++++ Input ++++

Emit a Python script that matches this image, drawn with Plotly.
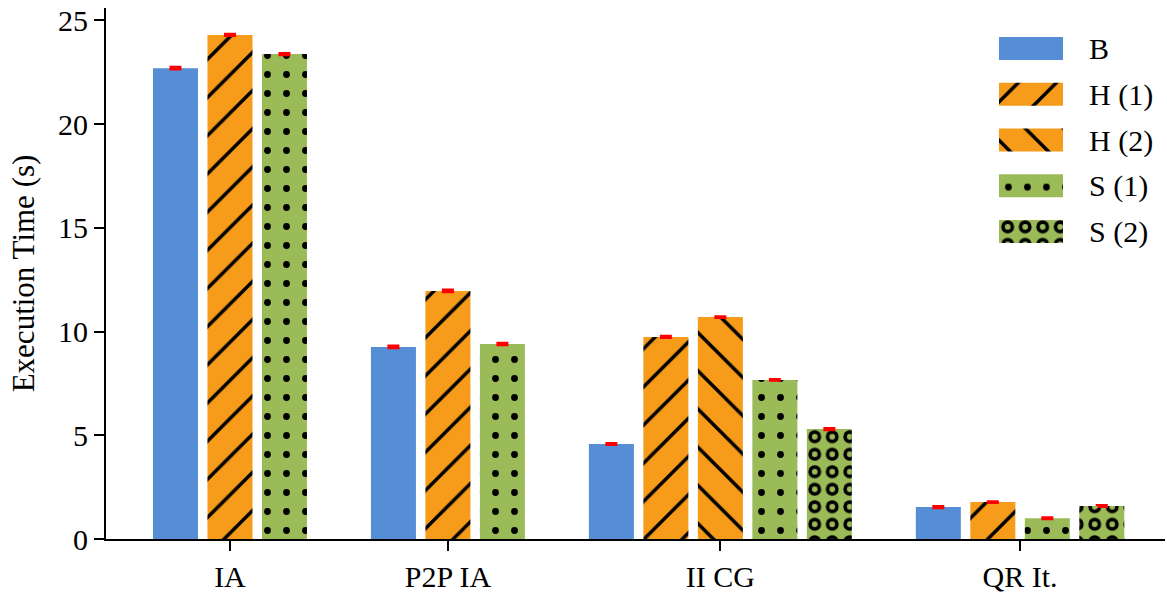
import plotly.graph_objects as go

# ---- data ----
categories = ["IA", "P2P IA", "II CG", "QR It."]
series_names = ["B", "H (1)", "H (2)", "S (1)", "S (2)"]
B_vals = [22.70, 9.26, 4.58, 1.54]
H1_vals = [24.30, 11.96, 9.74, 1.78]
H2_vals = [None, None, 10.70, None]
S1_vals = [23.38, 9.40, 7.67, 1.00]
S2_vals = [None, None, 5.30, 1.59]
B_err = [0.04, 0.04, 0.03, 0.03]
H1_err = [0.03, 0.04, 0.03, 0.02]
H2_err = [None, None, 0.02, None]
S1_err = [0.03, 0.04, 0.02, 0.02]
S2_err = [None, None, 0.03, 0.02]
y_ticks = [0, 5, 10, 15, 20, 25]

# ---- styles ----
BLUE = "#558ED5"
ORANGE = "#F79B1B"
GREEN = "#9BBB59"
FONT = "Liberation Serif"
FS = 30

values = [B_vals, H1_vals, H2_vals, S1_vals, S2_vals]
errors = [B_err, H1_err, H2_err, S1_err, S2_err]
colors = [BLUE, ORANGE, ORANGE, GREEN, GREEN]
patterns = [
    dict(shape=""),
    dict(shape="/", size=27, solidity=0.13, fgcolor="black", fgopacity=1, bgcolor=ORANGE),
    dict(shape="\\", size=27, solidity=0.13, fgcolor="black", fgopacity=1, bgcolor=ORANGE),
    dict(shape=".", size=19, solidity=0.1, fgcolor="black", fgopacity=1, bgcolor=GREEN),
    dict(shape=".", size=17.5, solidity=0.43, fgcolor="black", fgopacity=1, bgcolor=GREEN),
]
ring_inner = dict(shape=".", size=17.5, solidity=0.085, fgcolor=GREEN, fgopacity=1,
                  bgcolor="rgba(0,0,0,0)")

# ---- compute slot positions: bars packed, one empty slot between groups ----
positions = {s: [] for s in range(len(series_names))}
centers = []
slot = 0
for gi in range(len(categories)):
    start = slot
    for si in range(len(series_names)):
        if values[si][gi] is not None:
            positions[si].append((slot, values[si][gi], errors[si][gi]))
            slot += 1
    centers.append((start + slot - 1) / 2)
    slot += 1  # gap

BAR_W = 0.826
fig = go.Figure()
for si, name in enumerate(series_names):
    xs = [p[0] for p in positions[si]]
    ys = [p[1] for p in positions[si]]
    es = [p[2] for p in positions[si]]
    fig.add_trace(go.Bar(
        x=xs, y=ys, width=BAR_W, name=name,
        marker=dict(color=colors[si], line=dict(width=0), pattern=patterns[si]),
        error_y=dict(type="data", array=es, color="red", thickness=3, width=6),
        showlegend=False, xaxis="x", yaxis="y",
    ))
    if name == "S (2)":
        fig.add_trace(go.Bar(
            x=xs, y=ys, width=BAR_W, name=name,
            marker=dict(color="rgba(0,0,0,0)", line=dict(width=0), pattern=ring_inner),
            showlegend=False, hoverinfo="skip", xaxis="x", yaxis="y",
        ))

# ---- legend drawn as an inset of horizontal bars ----
for si, name in enumerate(series_names):
    fig.add_trace(go.Bar(
        x=[1], y=[name], orientation="h", width=0.5,
        marker=dict(color=colors[si], line=dict(width=0), pattern=patterns[si]),
        showlegend=False, hoverinfo="skip", xaxis="x2", yaxis="y2",
    ))
    if name == "S (2)":
        fig.add_trace(go.Bar(
            x=[1], y=[name], orientation="h", width=0.5,
            marker=dict(color="rgba(0,0,0,0)", line=dict(width=0), pattern=ring_inner),
            showlegend=False, hoverinfo="skip", xaxis="x2", yaxis="y2",
        ))

fig.update_layout(
    width=1167, height=592,
    margin=dict(l=106, r=2, t=8, b=53),
    barmode="overlay",
    paper_bgcolor="white", plot_bgcolor="white",
    font=dict(family=FONT, size=FS, color="black"),
    xaxis=dict(
        range=[-1.275, 18.16],
        tickvals=centers, ticktext=categories,
        showline=True, linecolor="black", linewidth=2,
        ticks="outside", ticklen=10, tickwidth=2, tickcolor="black",
        showgrid=False, zeroline=False, automargin=False,
        tickfont=dict(family=FONT, size=FS),
    ),
    yaxis=dict(
        range=[0, 25.6], tickvals=y_ticks,
        title=dict(text="Execution Time (s)", font=dict(family=FONT, size=31), standoff=14),
        showline=True, linecolor="black", linewidth=2,
        ticks="outside", ticklen=10, tickwidth=2, tickcolor="black",
        showgrid=False, zeroline=False, automargin=False,
        tickfont=dict(family=FONT, size=FS),
    ),
    xaxis2=dict(domain=[0.8432, 0.9037], range=[0, 1], visible=False, anchor="y2", fixedrange=True),
    yaxis2=dict(
        domain=[0.5360, 0.9668], anchor="x2", side="right",
        categoryorder="array", categoryarray=series_names, autorange="reversed",
        showline=False, ticks="", showgrid=False, zeroline=False,
        ticklabelstandoff=25, tickfont=dict(family=FONT, size=FS), fixedrange=True,
    ),
)

fig.write_html("out.html", config={"displayModeBar": False},
               post_script="document.body.style.margin='0';")
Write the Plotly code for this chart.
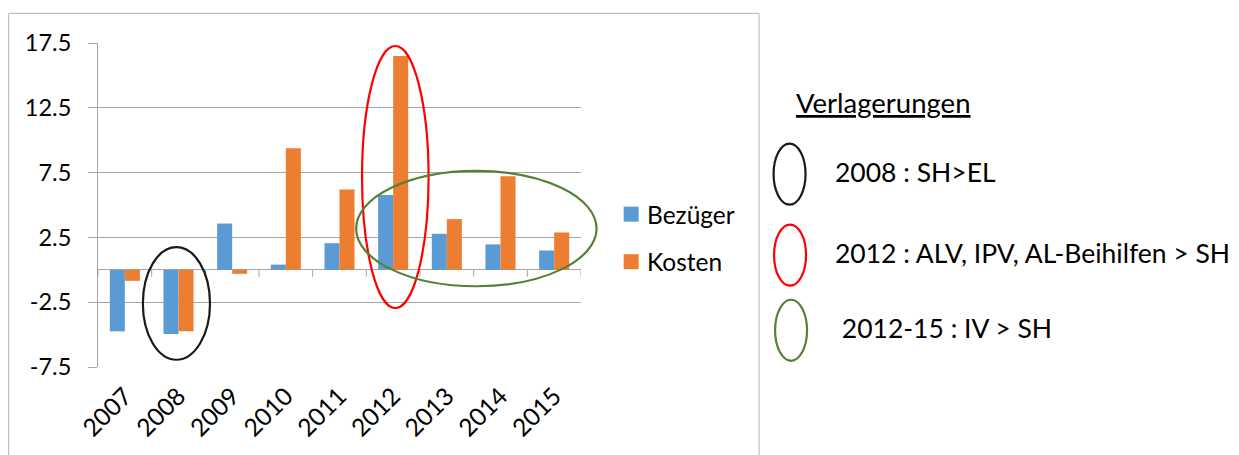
import plotly.graph_objects as go

# ---- data ----
years = ["2007", "2008", "2009", "2010", "2011", "2012", "2013", "2014", "2015"]
bezueger = [-4.75, -4.96, 3.57, 0.40, 2.05, 5.77, 2.78, 1.96, 1.49]
kosten = [-0.85, -4.74, -0.31, 9.37, 6.19, 16.5, 3.91, 7.22, 2.88]
series_names = ["Bezüger", "Kosten"]
series_colors = ["#5B9BD5", "#ED7D31"]
y_tickvals = [-7.5, -2.5, 2.5, 7.5, 12.5, 17.5]
y_ticktext = ["-7.5", "-2.5", "2.5", "7.5", "12.5", "17.5"]
y_range = [-7.5, 17.5]
note_title = "Verlagerungen"
note_texts = ["2008 : SH>EL", "2012 : ALV, IPV, AL-Beihilfen > SH", " 2012-15 : IV > SH"]
note_colors = ["#1A1A1A", "#FF0000", "#548235"]
# highlighted regions (category index / value units): x0, x1, y0, y1
highlight_regions = [(0.336, 1.587, -6.94, 1.75), (4.42, 5.66, -2.95, 17.27), (4.31, 8.79, -1.27, 7.63)]

FONT = "Lato"
OFF = 8  # page body margin
W, H = 1239 - OFF, 455 - OFF
# plot area in page pixels: x 98..581.3, y 43..366.7
L, T = 98 - OFF, 43 - OFF
R, B = 1239 - 581.3, 455 - 366.7
PW, PH = W - L - R, H - T - B
GRID = "#A6A6A6"


def px(x):
    # page pixel -> paper
    return (x - OFF - L) / PW


def py(y):
    return 1 - (y - OFF - T) / PH


nx = len(years)


def dx(v):
    return (v + 0.5) / nx


def dy(v):
    return (v - y_range[0]) / (y_range[1] - y_range[0])


fig = go.Figure()
for name, vals, col in zip(series_names, [bezueger, kosten], series_colors):
    fig.add_trace(go.Bar(x=years, y=vals, name=name, marker=dict(color=col, line=dict(width=0)),
                         showlegend=False))

shapes = []
annotations = []

# tick marks on zero line at category boundaries
for i in range(nx + 1):
    shapes.append(dict(type="line", xref="x", yref="y", ysizemode="pixel", yanchor=0,
                       x0=i - 0.5, x1=i - 0.5, y0=0, y1=-7, line=dict(color=GRID, width=1)))

# highlight ellipses on chart (paper coords so they are not clipped)
for (x0, x1, y0, y1), c in zip(highlight_regions, note_colors):
    shapes.append(dict(type="circle", xref="paper", yref="paper", x0=dx(x0), x1=dx(x1),
                       y0=dy(y0), y1=dy(y1), line=dict(color=c, width=2.2), layer="above"))

# outer chart border
for (x0, y0, x1, y1) in [(8.5, 13.5, 8.5, 470), (8.5, 13.5, 759.5, 13.5), (759.5, 13.5, 759.5, 470)]:
    shapes.append(dict(type="line", xref="paper", yref="paper", x0=px(x0), y0=py(y0),
                       x1=px(x1), y1=py(y1), line=dict(color="#BFBFBF", width=1.2)))

# manual legend
leg_y = [214, 261.5]
for name, col, yc in zip(series_names, series_colors, leg_y):
    shapes.append(dict(type="rect", xref="paper", yref="paper", x0=px(624), x1=px(639),
                       y0=py(yc - 7.5), y1=py(yc + 7.5), fillcolor=col, line=dict(width=0)))
    annotations.append(dict(text=name, xref="paper", yref="paper", x=px(645), y=py(yc),
                            xanchor="left", yanchor="middle", showarrow=False,
                            font=dict(family=FONT, size=24.5, color="#000000")))

# right notes
annotations.append(dict(text="<u>" + note_title + "</u>", xref="paper", yref="paper",
                        x=px(794), y=py(102), xanchor="left", yanchor="middle", showarrow=False,
                        font=dict(family=FONT, size=27.5, color="#000000")))
note_y = [172, 253, 328]
note_ex = [790, 790.5, 791.5]
for txt, c, yc, ex in zip(note_texts, note_colors, note_y, note_ex):
    shapes.append(dict(type="circle", xref="paper", yref="paper", x0=px(ex - 16), x1=px(ex + 16),
                       y0=py(yc + 2 + 30.5), y1=py(yc + 2 - 30.5), line=dict(color=c, width=2.2)))
    annotations.append(dict(text=txt, xref="paper", yref="paper", x=px(833), y=py(yc),
                            xanchor="left", yanchor="middle", showarrow=False,
                            font=dict(family=FONT, size=26.5, color="#000000")))

fig.update_layout(
    width=W, height=H,
    margin=dict(l=L, r=R, t=T, b=B, pad=0),
    paper_bgcolor="white", plot_bgcolor="white",
    barmode="group", bargap=0.44, bargroupgap=0,
    font=dict(family=FONT, size=23, color="#000000"),
    shapes=shapes, annotations=annotations,
    xaxis=dict(type="category", showgrid=False, showline=False, ticks="", tickangle=-45,
               ticklabelstandoff=9, tickfont=dict(family=FONT, size=24.5, color="#000000"),
               range=[-0.5, nx - 0.5], fixedrange=True),
    yaxis=dict(range=y_range, tickvals=y_tickvals, ticktext=y_ticktext, showgrid=True,
               gridcolor=GRID, gridwidth=1, zeroline=True, zerolinecolor=GRID, zerolinewidth=1,
               showline=True, linecolor=GRID, linewidth=1, ticks="outside", ticklen=9,
               tickcolor=GRID, ticklabelstandoff=12,
               tickfont=dict(family=FONT, size=23.5, color="#000000"), fixedrange=True),
)

fig.write_html("out.html")
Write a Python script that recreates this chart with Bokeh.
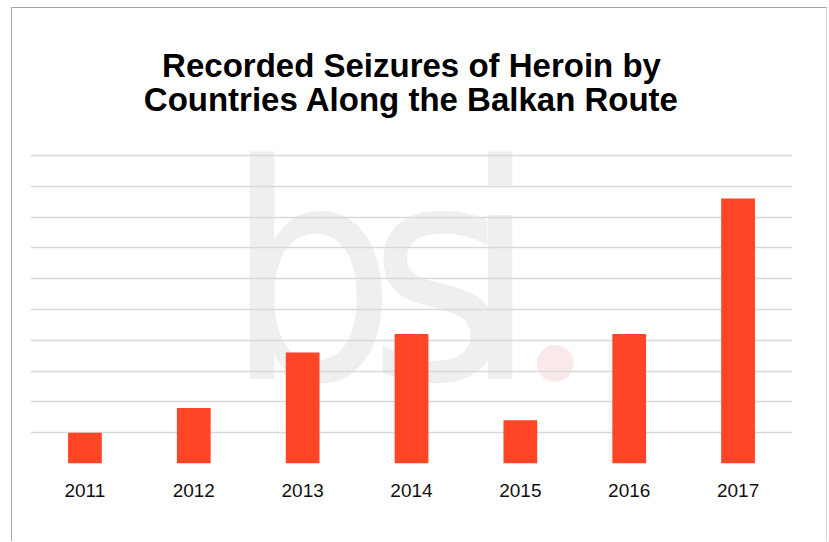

++++

### Goal of the exercise
Nothing but the lines from the one containing "Write the Plotly code for this chart." through the one containing "nx = len(years)" should appear in your copy, exactly as written and without pictures.

### Solution for this problem
Write the Plotly code for this chart.
import plotly.graph_objects as go

# ---- data ----
years = ["2007", "2008", "2009", "2010", "2011", "2012", "2013", "2014", "2015"]
bezueger = [-4.75, -4.96, 3.57, 0.40, 2.05, 5.77, 2.78, 1.96, 1.49]
kosten = [-0.85, -4.74, -0.31, 9.37, 6.19, 16.5, 3.91, 7.22, 2.88]
series_names = ["Bezüger", "Kosten"]
series_colors = ["#5B9BD5", "#ED7D31"]
y_tickvals = [-7.5, -2.5, 2.5, 7.5, 12.5, 17.5]
y_ticktext = ["-7.5", "-2.5", "2.5", "7.5", "12.5", "17.5"]
y_range = [-7.5, 17.5]
note_title = "Verlagerungen"
note_texts = ["2008 : SH>EL", "2012 : ALV, IPV, AL-Beihilfen > SH", " 2012-15 : IV > SH"]
note_colors = ["#1A1A1A", "#FF0000", "#548235"]
# highlighted regions (category index / value units): x0, x1, y0, y1
highlight_regions = [(0.336, 1.587, -6.94, 1.75), (4.42, 5.66, -2.95, 17.27), (4.31, 8.79, -1.27, 7.63)]

FONT = "Lato"
OFF = 8  # page body margin
W, H = 1239 - OFF, 455 - OFF
# plot area in page pixels: x 98..581.3, y 43..366.7
L, T = 98 - OFF, 43 - OFF
R, B = 1239 - 581.3, 455 - 366.7
PW, PH = W - L - R, H - T - B
GRID = "#A6A6A6"


def px(x):
    # page pixel -> paper
    return (x - OFF - L) / PW


def py(y):
    return 1 - (y - OFF - T) / PH


nx = len(years)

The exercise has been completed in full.